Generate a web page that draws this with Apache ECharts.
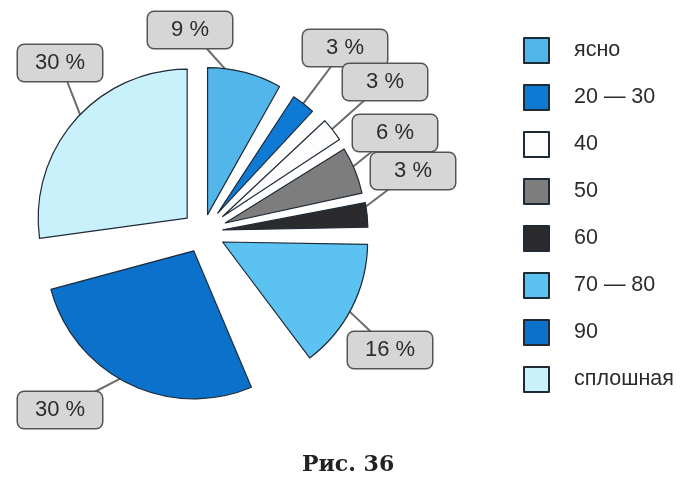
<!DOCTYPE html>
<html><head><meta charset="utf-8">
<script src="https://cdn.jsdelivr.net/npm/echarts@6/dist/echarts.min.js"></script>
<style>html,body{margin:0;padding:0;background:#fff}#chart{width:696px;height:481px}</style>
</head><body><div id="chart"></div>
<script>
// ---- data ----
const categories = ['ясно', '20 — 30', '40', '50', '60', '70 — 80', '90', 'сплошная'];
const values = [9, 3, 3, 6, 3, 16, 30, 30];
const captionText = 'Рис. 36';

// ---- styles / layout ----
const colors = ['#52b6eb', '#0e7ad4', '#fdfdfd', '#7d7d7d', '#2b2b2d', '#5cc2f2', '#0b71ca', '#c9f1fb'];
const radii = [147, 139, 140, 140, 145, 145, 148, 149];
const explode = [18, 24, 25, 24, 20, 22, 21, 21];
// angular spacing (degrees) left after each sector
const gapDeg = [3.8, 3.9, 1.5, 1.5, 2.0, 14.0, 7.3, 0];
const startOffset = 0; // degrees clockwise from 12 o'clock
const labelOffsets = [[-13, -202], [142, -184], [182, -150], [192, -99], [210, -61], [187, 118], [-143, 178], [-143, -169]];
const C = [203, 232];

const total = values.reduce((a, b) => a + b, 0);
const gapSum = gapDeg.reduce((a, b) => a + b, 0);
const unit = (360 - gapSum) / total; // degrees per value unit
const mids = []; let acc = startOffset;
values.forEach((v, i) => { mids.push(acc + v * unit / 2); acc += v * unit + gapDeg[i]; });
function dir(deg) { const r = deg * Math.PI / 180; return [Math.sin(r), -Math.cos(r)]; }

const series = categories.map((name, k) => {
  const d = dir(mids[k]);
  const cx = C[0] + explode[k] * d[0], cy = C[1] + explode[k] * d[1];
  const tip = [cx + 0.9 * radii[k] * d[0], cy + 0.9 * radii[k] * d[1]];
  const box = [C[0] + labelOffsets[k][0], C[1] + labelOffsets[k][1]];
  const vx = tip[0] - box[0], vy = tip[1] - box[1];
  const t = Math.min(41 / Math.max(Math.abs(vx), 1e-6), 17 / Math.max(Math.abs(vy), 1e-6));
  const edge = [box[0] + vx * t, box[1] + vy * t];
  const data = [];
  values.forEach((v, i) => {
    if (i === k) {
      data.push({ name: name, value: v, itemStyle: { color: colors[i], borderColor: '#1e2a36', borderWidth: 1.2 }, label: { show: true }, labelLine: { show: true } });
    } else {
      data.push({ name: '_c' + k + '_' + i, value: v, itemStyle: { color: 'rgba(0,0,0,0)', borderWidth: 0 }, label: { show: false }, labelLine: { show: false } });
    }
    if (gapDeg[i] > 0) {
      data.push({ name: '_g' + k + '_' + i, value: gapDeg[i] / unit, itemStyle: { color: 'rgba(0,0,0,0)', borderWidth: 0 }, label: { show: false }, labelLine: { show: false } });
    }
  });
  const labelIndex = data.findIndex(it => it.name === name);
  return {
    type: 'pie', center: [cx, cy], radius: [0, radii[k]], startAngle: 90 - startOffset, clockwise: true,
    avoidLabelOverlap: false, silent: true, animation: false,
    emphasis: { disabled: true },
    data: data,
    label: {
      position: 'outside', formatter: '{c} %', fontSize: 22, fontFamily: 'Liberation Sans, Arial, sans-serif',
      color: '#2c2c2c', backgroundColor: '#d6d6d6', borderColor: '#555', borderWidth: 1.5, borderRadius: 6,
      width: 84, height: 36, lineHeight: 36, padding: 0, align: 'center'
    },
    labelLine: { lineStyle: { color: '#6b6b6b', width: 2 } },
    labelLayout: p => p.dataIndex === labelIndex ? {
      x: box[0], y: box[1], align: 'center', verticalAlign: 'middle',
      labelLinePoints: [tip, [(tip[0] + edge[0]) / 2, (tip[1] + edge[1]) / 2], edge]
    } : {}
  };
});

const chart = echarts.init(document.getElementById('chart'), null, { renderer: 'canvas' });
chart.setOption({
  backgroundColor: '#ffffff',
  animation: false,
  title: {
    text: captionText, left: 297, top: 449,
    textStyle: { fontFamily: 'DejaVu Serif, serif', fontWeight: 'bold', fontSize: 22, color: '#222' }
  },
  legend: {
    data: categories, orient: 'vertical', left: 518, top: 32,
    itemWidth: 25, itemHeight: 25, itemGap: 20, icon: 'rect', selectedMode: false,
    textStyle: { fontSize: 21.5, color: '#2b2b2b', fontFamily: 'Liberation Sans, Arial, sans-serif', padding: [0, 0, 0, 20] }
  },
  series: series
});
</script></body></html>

- - -

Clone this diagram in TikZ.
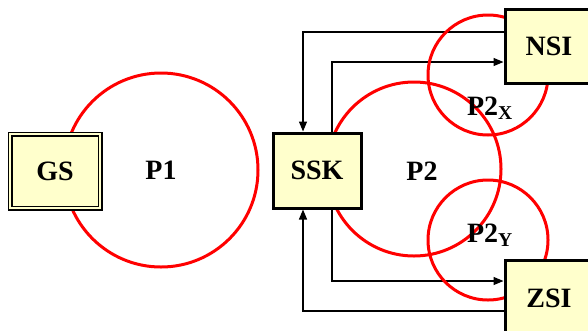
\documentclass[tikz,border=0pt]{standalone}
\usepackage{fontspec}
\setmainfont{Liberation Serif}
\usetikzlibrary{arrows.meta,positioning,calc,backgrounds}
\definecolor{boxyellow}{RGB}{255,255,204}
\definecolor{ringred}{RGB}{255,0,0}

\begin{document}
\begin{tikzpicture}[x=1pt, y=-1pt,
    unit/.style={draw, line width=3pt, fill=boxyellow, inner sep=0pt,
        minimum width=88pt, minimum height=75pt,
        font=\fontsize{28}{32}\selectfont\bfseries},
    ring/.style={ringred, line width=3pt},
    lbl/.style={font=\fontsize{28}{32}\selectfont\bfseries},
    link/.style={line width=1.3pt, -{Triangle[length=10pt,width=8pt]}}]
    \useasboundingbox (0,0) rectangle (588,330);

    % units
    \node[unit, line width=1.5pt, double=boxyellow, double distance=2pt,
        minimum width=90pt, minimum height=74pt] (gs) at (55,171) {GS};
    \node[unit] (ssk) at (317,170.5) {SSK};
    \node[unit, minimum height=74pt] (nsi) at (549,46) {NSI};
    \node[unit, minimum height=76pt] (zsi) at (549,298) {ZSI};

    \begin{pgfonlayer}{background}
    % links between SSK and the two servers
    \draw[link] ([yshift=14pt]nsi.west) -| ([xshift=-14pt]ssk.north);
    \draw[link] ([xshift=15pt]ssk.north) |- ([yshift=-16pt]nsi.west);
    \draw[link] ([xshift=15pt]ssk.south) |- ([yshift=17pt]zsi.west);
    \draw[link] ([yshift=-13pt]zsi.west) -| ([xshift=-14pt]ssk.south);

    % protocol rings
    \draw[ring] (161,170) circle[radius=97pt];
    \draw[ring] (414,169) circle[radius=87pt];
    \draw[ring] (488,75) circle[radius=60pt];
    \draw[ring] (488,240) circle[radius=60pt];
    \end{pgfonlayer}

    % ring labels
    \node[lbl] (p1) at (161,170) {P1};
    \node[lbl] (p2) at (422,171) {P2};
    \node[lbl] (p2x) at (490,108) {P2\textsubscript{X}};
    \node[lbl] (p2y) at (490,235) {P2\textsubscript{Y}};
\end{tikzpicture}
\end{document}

- - -

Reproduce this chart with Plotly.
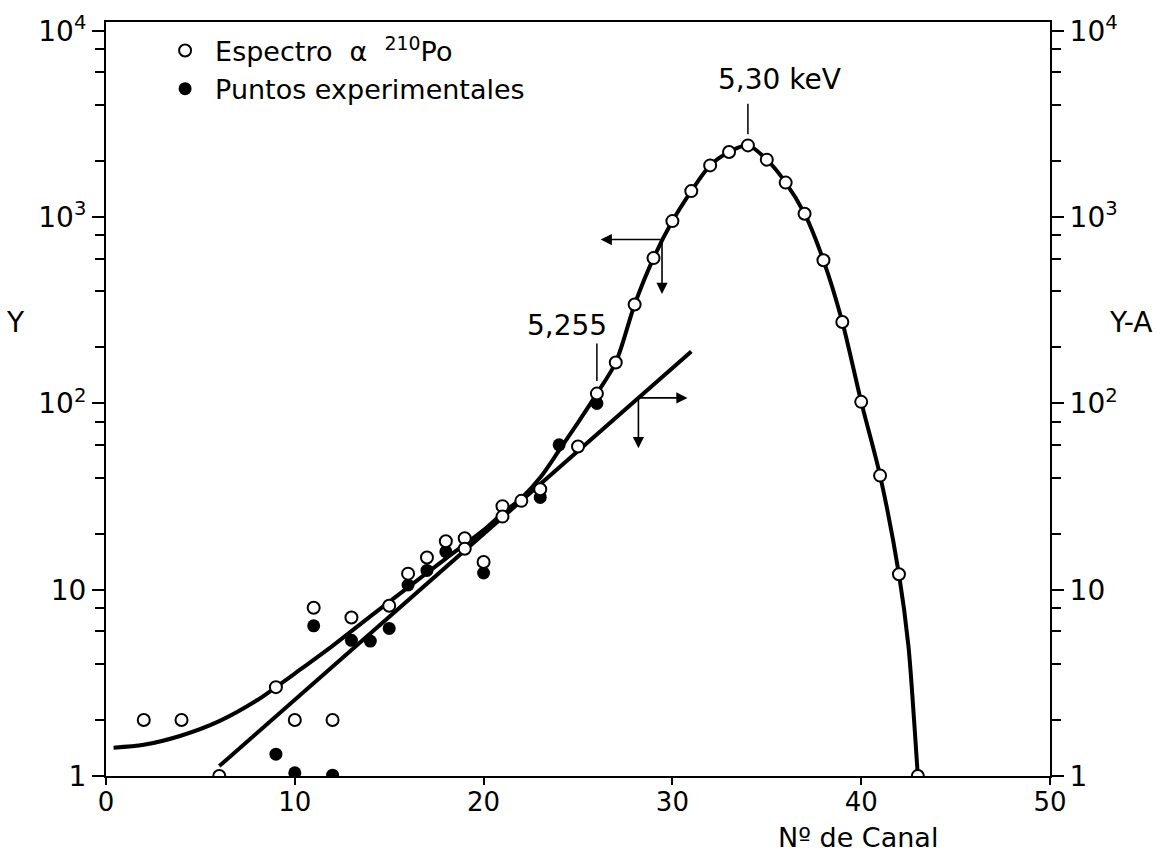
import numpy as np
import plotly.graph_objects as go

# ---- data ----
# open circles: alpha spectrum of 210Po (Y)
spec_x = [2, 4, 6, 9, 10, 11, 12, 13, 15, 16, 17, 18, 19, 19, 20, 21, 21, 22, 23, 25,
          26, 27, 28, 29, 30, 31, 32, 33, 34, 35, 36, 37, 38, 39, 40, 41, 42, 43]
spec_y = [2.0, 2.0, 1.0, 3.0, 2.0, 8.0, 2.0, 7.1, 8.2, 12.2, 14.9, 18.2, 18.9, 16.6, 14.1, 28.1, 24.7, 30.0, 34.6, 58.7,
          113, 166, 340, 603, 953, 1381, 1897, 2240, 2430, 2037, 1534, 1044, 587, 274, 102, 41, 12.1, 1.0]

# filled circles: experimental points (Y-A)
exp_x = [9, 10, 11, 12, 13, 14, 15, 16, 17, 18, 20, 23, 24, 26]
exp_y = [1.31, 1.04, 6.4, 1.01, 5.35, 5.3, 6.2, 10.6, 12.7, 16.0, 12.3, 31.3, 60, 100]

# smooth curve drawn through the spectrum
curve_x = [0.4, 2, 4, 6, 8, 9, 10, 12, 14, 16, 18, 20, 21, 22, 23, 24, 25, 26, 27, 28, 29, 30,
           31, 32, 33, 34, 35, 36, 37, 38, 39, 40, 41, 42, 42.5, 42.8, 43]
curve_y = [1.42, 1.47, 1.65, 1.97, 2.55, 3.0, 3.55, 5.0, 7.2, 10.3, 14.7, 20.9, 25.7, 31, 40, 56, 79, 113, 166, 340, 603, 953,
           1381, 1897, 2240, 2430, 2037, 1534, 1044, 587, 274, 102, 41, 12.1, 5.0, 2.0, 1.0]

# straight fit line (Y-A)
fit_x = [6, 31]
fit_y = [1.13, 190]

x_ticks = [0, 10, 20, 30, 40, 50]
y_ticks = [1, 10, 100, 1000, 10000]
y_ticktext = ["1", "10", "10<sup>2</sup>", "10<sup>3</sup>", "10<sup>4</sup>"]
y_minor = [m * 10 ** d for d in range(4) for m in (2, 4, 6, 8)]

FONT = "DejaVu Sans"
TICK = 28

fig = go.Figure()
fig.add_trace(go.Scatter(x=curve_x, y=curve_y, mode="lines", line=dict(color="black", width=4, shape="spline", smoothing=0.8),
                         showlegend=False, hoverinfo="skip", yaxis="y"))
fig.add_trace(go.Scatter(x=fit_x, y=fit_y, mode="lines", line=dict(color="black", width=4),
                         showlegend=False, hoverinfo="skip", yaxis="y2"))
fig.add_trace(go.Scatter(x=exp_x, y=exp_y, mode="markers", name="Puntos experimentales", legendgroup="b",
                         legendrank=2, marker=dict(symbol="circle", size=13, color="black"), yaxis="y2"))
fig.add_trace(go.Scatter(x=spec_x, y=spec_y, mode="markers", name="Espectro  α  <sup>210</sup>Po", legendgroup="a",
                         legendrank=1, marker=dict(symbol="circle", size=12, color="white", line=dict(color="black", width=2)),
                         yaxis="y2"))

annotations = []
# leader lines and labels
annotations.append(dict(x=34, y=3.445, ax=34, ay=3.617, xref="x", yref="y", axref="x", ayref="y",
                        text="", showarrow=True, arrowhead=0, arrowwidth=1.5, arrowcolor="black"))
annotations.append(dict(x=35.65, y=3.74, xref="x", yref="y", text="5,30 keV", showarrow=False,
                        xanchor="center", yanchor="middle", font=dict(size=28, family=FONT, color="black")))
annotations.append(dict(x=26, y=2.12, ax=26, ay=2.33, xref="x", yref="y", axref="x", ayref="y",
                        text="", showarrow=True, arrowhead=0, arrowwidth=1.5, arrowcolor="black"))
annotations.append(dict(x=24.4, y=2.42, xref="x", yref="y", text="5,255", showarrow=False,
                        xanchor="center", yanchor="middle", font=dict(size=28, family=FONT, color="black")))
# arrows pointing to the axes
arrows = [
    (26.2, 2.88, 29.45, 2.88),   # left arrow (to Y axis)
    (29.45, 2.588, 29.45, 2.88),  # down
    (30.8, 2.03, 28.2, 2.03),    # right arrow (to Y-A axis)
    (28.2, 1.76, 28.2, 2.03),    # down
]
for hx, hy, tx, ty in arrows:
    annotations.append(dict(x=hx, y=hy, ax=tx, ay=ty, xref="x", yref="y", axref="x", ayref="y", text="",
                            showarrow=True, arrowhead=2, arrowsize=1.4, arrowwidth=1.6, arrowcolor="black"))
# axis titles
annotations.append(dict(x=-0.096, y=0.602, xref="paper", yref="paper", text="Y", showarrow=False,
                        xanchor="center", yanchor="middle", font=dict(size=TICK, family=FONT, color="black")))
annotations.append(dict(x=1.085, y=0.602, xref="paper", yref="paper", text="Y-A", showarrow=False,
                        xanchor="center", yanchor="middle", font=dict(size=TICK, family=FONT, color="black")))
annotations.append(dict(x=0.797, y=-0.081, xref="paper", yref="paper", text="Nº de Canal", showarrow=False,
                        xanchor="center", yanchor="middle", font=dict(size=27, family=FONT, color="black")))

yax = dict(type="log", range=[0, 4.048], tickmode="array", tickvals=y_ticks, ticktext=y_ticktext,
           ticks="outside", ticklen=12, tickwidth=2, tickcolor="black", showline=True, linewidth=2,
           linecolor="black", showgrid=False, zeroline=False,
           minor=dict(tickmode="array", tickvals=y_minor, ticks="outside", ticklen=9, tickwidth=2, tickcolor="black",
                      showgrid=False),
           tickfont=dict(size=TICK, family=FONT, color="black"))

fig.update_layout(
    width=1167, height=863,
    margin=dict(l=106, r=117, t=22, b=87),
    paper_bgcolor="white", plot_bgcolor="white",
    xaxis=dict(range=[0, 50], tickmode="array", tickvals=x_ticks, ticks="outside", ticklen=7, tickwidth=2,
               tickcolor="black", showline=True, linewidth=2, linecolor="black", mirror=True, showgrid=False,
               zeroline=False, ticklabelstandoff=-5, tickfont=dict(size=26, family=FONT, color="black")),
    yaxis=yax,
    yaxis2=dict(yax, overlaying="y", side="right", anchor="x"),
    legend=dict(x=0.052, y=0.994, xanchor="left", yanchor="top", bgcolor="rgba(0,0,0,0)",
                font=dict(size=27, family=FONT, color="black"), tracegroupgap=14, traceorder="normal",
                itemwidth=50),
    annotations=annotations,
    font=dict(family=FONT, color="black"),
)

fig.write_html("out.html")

- - -

- _REQUIREMENTS_
Exactly the lines from the one with "Generate a web" through the one with "const C = [203, 232];" are to be reproduced, and no pictures with them.

- _THE OUTPUT_
Generate a web page that draws this with Apache ECharts.
<!DOCTYPE html>
<html><head><meta charset="utf-8">
<script src="https://cdn.jsdelivr.net/npm/echarts@6/dist/echarts.min.js"></script>
<style>html,body{margin:0;padding:0;background:#fff}#chart{width:696px;height:481px}</style>
</head><body><div id="chart"></div>
<script>
// ---- data ----
const categories = ['ясно', '20 — 30', '40', '50', '60', '70 — 80', '90', 'сплошная'];
const values = [9, 3, 3, 6, 3, 16, 30, 30];
const captionText = 'Рис. 36';

// ---- styles / layout ----
const colors = ['#52b6eb', '#0e7ad4', '#fdfdfd', '#7d7d7d', '#2b2b2d', '#5cc2f2', '#0b71ca', '#c9f1fb'];
const radii = [147, 139, 140, 140, 145, 145, 148, 149];
const explode = [18, 24, 25, 24, 20, 22, 21, 21];
// angular spacing (degrees) left after each sector
const gapDeg = [3.8, 3.9, 1.5, 1.5, 2.0, 14.0, 7.3, 0];
const startOffset = 0; // degrees clockwise from 12 o'clock
const labelOffsets = [[-13, -202], [142, -184], [182, -150], [192, -99], [210, -61], [187, 118], [-143, 178], [-143, -169]];
const C = [203, 232];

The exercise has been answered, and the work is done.